Computer vision in Uncanny Vision is targeted to and optimised for an ARM processor. A new set of cameras that Uncanny works on is similar to the ones used in smartphones as these are equipped with graphic processors and other processing cores for fulfilling all hardware requirements for evaluating the visual sequences captured by these.
Evaluating visual sequences
Processing of data starts after the images reach the CMOS sensor on the camera. From here, these are taken to an image signal processor that cleans up the image from the sensor and then hands it to the main application running on the CPU. All of this happens inside a system-on-chip like Qualcomm’s Snapdragon chips used in most smartphones these days.
This is where Uncanny Vision’s software takes over and interprets the image using deep learning algorithms and convolutional neural network models. These convolutional neural network software models are able to recognise various useful information like human actions and faces from video input, and provide the analytics needed for a surveillance system.
The convolutional neural network models are first trained on GPU based Cloud computers using a tool called Caffe with labelled sample data. Uncanny Vision’s UncannyDL software uses these models in the camera where the hardware equipped with CPU, GPU and brewed models inside the endpoint device detects any anomalies, and pushes out a photo, video, metadata or a decision to the central Cloud platform.
Caffe is a deep learning framework made with expression, speed and modularity. Uncanny Vision uses Caffe for training convolutional neural network models with maximum accuracy and specificity of whatever it sees and identifies. Once the images from video footages are in, deep learning Caffe models kick in and refer to 1000 or more objects it has been taught to recognise. The system can also be taught to recognise animals, human poses and defects.
For machines, deep learning has just began
It may sound like science fiction, but in its simplistic form, deep learning is a sub-field of machine learning that works on the learning levels of representations. Representation can be of any form of digital data in form of images, audio, text and the like. For machines to better understand this part, an artificial neural network could be employed to identify physical objects in a multi-level hierarchy of features, factors and concepts.

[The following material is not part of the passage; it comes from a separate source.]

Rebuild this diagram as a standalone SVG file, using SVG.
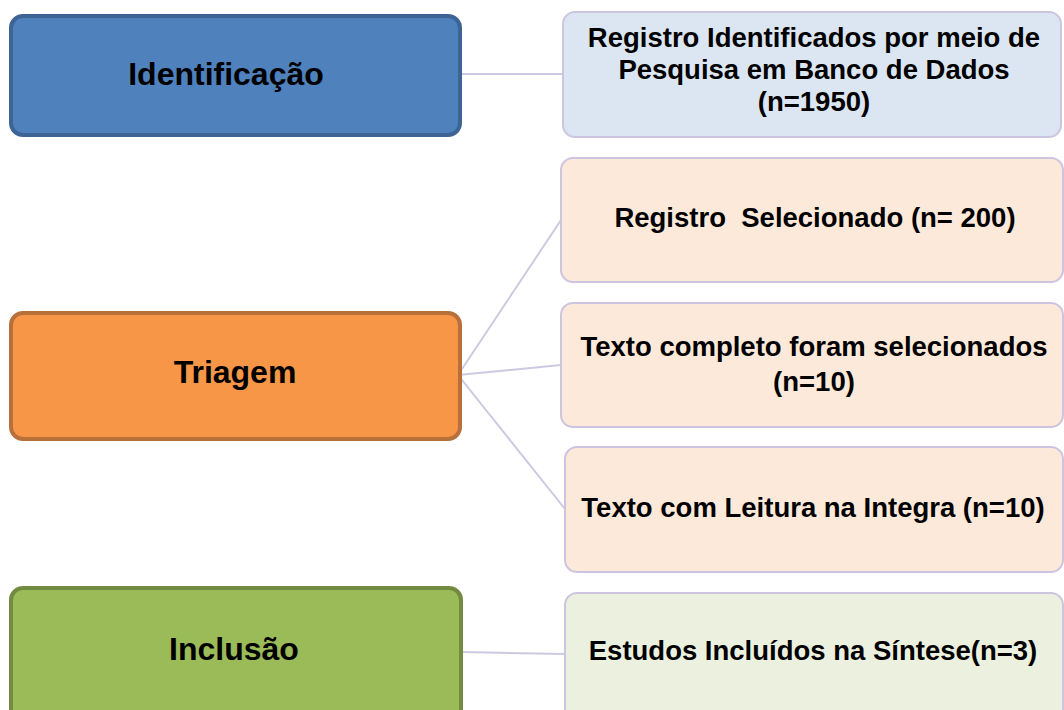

A convolutional neural network is a kind of deep neural network in the deep learning concept used in this innovation. It has the capability to study and identify various objects concurrently.
Uncanny Vision is mimicking ways in which human vision and thoughts work through its IoT-Cloud platform for identifying anomalies rather than performing a direct image-to-image match for decision-making. Using this technology, it could be proved that such systems could be used to make our lives easier and secure.

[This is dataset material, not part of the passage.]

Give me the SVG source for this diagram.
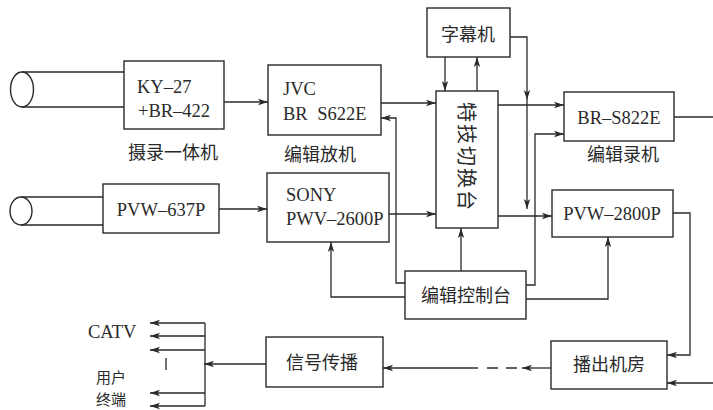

Use cases in retail surveillance and analytics
Retail space has some interesting use cases for visual analytics based IoT systems. Visual data could be used to track movement of people across the display unit in the store and create heat-maps, paths or position-tracking. Path tracking could help a store manager to know the places where more people would possibly frequent and create a heat-map.
Apart from those, reactions and interests towards specific products could also be studied. This would sound advantageous for the retailer as he or she can position the products giving better visibility and thereby maximising probability of the customer buying the right product. The system could be taught to track multiple people and objects just in case there is a huge rush in the store.
Uncanny Vision’s IoT-Cloud infrastructure is wired to send out decisions and opinions in the form of notifications to a human with the available interfaces and media such as emails or push notifications on a handheld mobile device. A phenomenal amount of time is saved using Uncanny Vision as the end point device is intelligent enough to send out only processed decisions to the IoT-Cloud infrastructure, because 90 per cent of the time nothing interesting happens in front of a surveillance camera.
More than just sensing
In surveillance, most of the current 300 million cameras worldwide are blind and can only record video for post-mortem analysis when unexpected incidents happen. In some cases, there are basic analytics that are performed on servers using traditional image-processing algorithms like motion detection in high-security locations, people detection and so on.
Uncanny Vision’s artificial intelligence/deep learning based algorithms can analyse videos a lot deeper and understand what actions humans perform, unexpected visual anomalies and the like.
In addition, Uncanny Vision’s optimised surveillance software can run on high-performance cameras like Qualcomm’s Snapdragon based wireless IP camera and carry out analytics on the device itself, making the system more scalable.